Your task is to repeat the lines below exactly, excluding any pictures they contain.

§ **PROVIDED DATA**:
---*---
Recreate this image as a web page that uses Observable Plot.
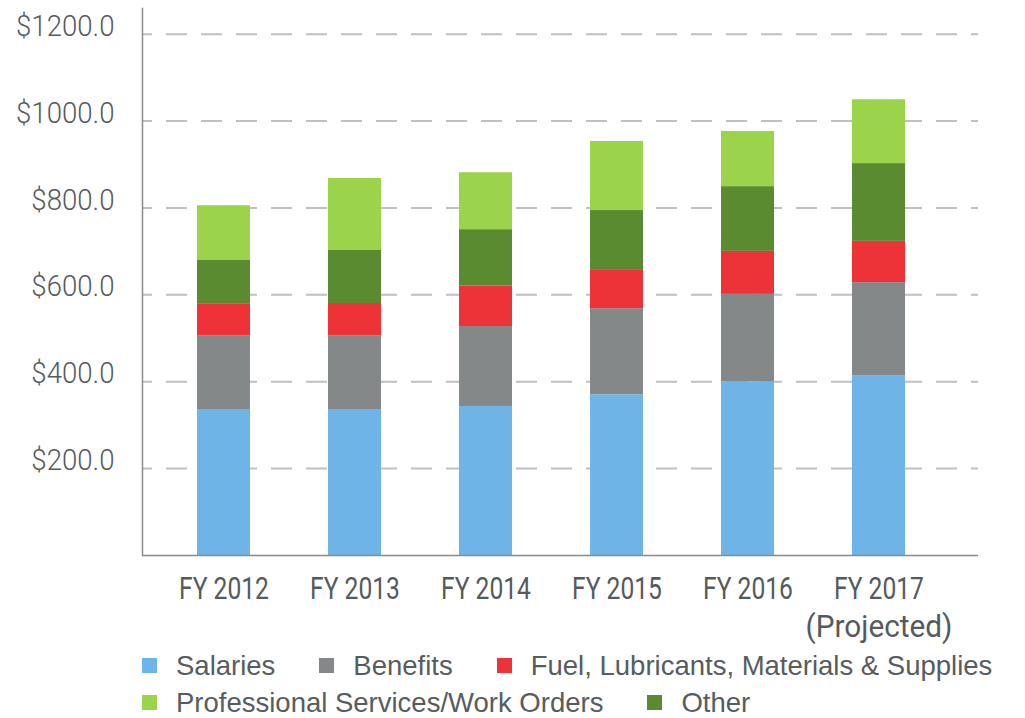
<!DOCTYPE html>
<html><head><meta charset="utf-8">
<script src="https://cdn.jsdelivr.net/npm/d3@7"></script>
<script src="https://cdn.jsdelivr.net/npm/@observablehq/plot@0.6"></script>
<style>
body{margin:0;background:#fff;}
#chart svg{display:block;}
.legend{font-family:"Liberation Sans", Arial, sans-serif; font-size:27.5px; color:#575c60; padding-left:142px; padding-top:2px;}
.row{display:flex; align-items:center; height:37px; white-space:nowrap;}
.item{display:flex; align-items:center; margin-right:44px;}
.sw{width:15px;height:15px;margin-right:19px;flex:none;}
</style></head><body>
<div id="chart"></div><div class="legend" id="legend"></div>
<script>
const years = ["FY 2012","FY 2013","FY 2014","FY 2015","FY 2016","FY 2017"];
const xTickLabels = ["FY 2012","FY 2013","FY 2014","FY 2015","FY 2016","FY 2017\n(Projected)"];
const seriesNames = ["Salaries","Benefits","Fuel, Lubricants, Materials & Supplies","Other","Professional Services/Work Orders"];
const seriesColors = ["#6eb4e6","#858889","#ee3338","#5b8b30","#9bd44a"];
const salaries = [336,336,343,370,400,414];
const benefits = [170,170,184,198,201,214];
const fuel = [72,74,93,90,99,95];
const other = [101,122,130,136,149,179];
const professional = [126,166,131,159,127,147];
const yTicks = [200,400,600,800,1000,1200];
const legendRows = [[0,1,2],[4,3]];

const valuesBySeries = [salaries,benefits,fuel,other,professional];
const data = [];
seriesNames.forEach((s,i)=>years.forEach((y,j)=>data.push({year:y, series:s, value:valuesBySeries[i][j]})));

const plot = Plot.plot({
  width:1025, height:645, marginLeft:142, marginRight:47, marginTop:8, marginBottom:90,
  style:{fontFamily:"Roboto, sans-serif", color:"#555a5e", background:"white"},
  x:{domain:years, paddingInner:0.598, paddingOuter:0.466, align:0.43, label:null},
  y:{domain:[0,1259], label:null},
  color:{domain:seriesNames, range:seriesColors},
  marks:[
    Plot.ruleY(yTicks,{stroke:"#c0c0c0", strokeWidth:2, strokeDasharray:"21,14", strokeDashoffset:11}),
    Plot.barY(data, {x:"year", y:"value", fill:"series", order:seriesNames}),
    Plot.ruleY([0], {stroke:"#8a8a8a", strokeWidth:1.5}),
    Plot.frame({anchor:"left", stroke:"#8a8a8a", strokeWidth:1.5}),
    Plot.axisY({ticks:yTicks, tickSize:0, tickPadding:28, dy:-8, tickFormat:d=>"$"+d.toFixed(1), fontSize:30, fontWeight:300, fill:"#555a5e"}),
    Plot.axisX({tickSize:0, tickPadding:16, fontSize:32, fontWeight:400, lineHeight:1.19, fill:"#555a5e", tickFormat:d=>xTickLabels[years.indexOf(d)]})
  ]
});
document.getElementById("chart").append(plot);

function squeeze(sel, f){
  d3.select(plot).selectAll(sel).each(function(){
    const ts = this.querySelectorAll("tspan");
    const targets = ts.length ? Array.from(ts) : [this];
    targets.forEach(t=>{
      const k = typeof f === "function" ? f(t.textContent) : f;
      const L = t.getComputedTextLength();
      t.setAttribute("textLength", L*k);
      t.setAttribute("lengthAdjust","spacingAndGlyphs");
    });
  });
}
squeeze('g[aria-label="y-axis tick label"] text', 0.92);
squeeze('g[aria-label="x-axis tick label"] text', s => s.startsWith("(") ? 0.93 : 0.77);

const legend = document.getElementById("legend");
legendRows.forEach(r=>{
  const row = document.createElement("div"); row.className="row";
  r.forEach(i=>{
    const it=document.createElement("div"); it.className="item";
    const sw=document.createElement("span"); sw.className="sw"; sw.style.background=seriesColors[i];
    const t=document.createElement("span"); t.textContent=seriesNames[i];
    it.append(sw,t); row.append(it);
  });
  legend.append(row);
});
</script>
</body></html>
---*---
§ **TASK RESULT**:
Recreate this image as a web page that uses Observable Plot.
<!DOCTYPE html>
<html><head><meta charset="utf-8">
<script src="https://cdn.jsdelivr.net/npm/d3@7"></script>
<script src="https://cdn.jsdelivr.net/npm/@observablehq/plot@0.6"></script>
<style>
body{margin:0;background:#fff;}
#chart svg{display:block;}
.legend{font-family:"Liberation Sans", Arial, sans-serif; font-size:27.5px; color:#575c60; padding-left:142px; padding-top:2px;}
.row{display:flex; align-items:center; height:37px; white-space:nowrap;}
.item{display:flex; align-items:center; margin-right:44px;}
.sw{width:15px;height:15px;margin-right:19px;flex:none;}
</style></head><body>
<div id="chart"></div><div class="legend" id="legend"></div>
<script>
const years = ["FY 2012","FY 2013","FY 2014","FY 2015","FY 2016","FY 2017"];
const xTickLabels = ["FY 2012","FY 2013","FY 2014","FY 2015","FY 2016","FY 2017\n(Projected)"];
const seriesNames = ["Salaries","Benefits","Fuel, Lubricants, Materials & Supplies","Other","Professional Services/Work Orders"];
const seriesColors = ["#6eb4e6","#858889","#ee3338","#5b8b30","#9bd44a"];
const salaries = [336,336,343,370,400,414];
const benefits = [170,170,184,198,201,214];
const fuel = [72,74,93,90,99,95];
const other = [101,122,130,136,149,179];
const professional = [126,166,131,159,127,147];
const yTicks = [200,400,600,800,1000,1200];
const legendRows = [[0,1,2],[4,3]];

const valuesBySeries = [salaries,benefits,fuel,other,professional];
const data = [];
seriesNames.forEach((s,i)=>years.forEach((y,j)=>data.push({year:y, series:s, value:valuesBySeries[i][j]})));

const plot = Plot.plot({
  width:1025, height:645, marginLeft:142, marginRight:47, marginTop:8, marginBottom:90,
  style:{fontFamily:"Roboto, sans-serif", color:"#555a5e", background:"white"},
  x:{domain:years, paddingInner:0.598, paddingOuter:0.466, align:0.43, label:null},
  y:{domain:[0,1259], label:null},
  color:{domain:seriesNames, range:seriesColors},
  marks:[
    Plot.ruleY(yTicks,{stroke:"#c0c0c0", strokeWidth:2, strokeDasharray:"21,14", strokeDashoffset:11}),
    Plot.barY(data, {x:"year", y:"value", fill:"series", order:seriesNames}),
    Plot.ruleY([0], {stroke:"#8a8a8a", strokeWidth:1.5}),
    Plot.frame({anchor:"left", stroke:"#8a8a8a", strokeWidth:1.5}),
    Plot.axisY({ticks:yTicks, tickSize:0, tickPadding:28, dy:-8, tickFormat:d=>"$"+d.toFixed(1), fontSize:30, fontWeight:300, fill:"#555a5e"}),
    Plot.axisX({tickSize:0, tickPadding:16, fontSize:32, fontWeight:400, lineHeight:1.19, fill:"#555a5e", tickFormat:d=>xTickLabels[years.indexOf(d)]})
  ]
});
document.getElementById("chart").append(plot);

function squeeze(sel, f){
  d3.select(plot).selectAll(sel).each(function(){
    const ts = this.querySelectorAll("tspan");
    const targets = ts.length ? Array.from(ts) : [this];
    targets.forEach(t=>{
      const k = typeof f === "function" ? f(t.textContent) : f;
      const L = t.getComputedTextLength();
      t.setAttribute("textLength", L*k);
      t.setAttribute("lengthAdjust","spacingAndGlyphs");
    });
  });
}
squeeze('g[aria-label="y-axis tick label"] text', 0.92);
squeeze('g[aria-label="x-axis tick label"] text', s => s.startsWith("(") ? 0.93 : 0.77);

const legend = document.getElementById("legend");
legendRows.forEach(r=>{
  const row = document.createElement("div"); row.className="row";
  r.forEach(i=>{
    const it=document.createElement("div"); it.className="item";
    const sw=document.createElement("span"); sw.className="sw"; sw.style.background=seriesColors[i];
    const t=document.createElement("span"); t.textContent=seriesNames[i];
    it.append(sw,t); row.append(it);
  });
  legend.append(row);
});
</script>
</body></html>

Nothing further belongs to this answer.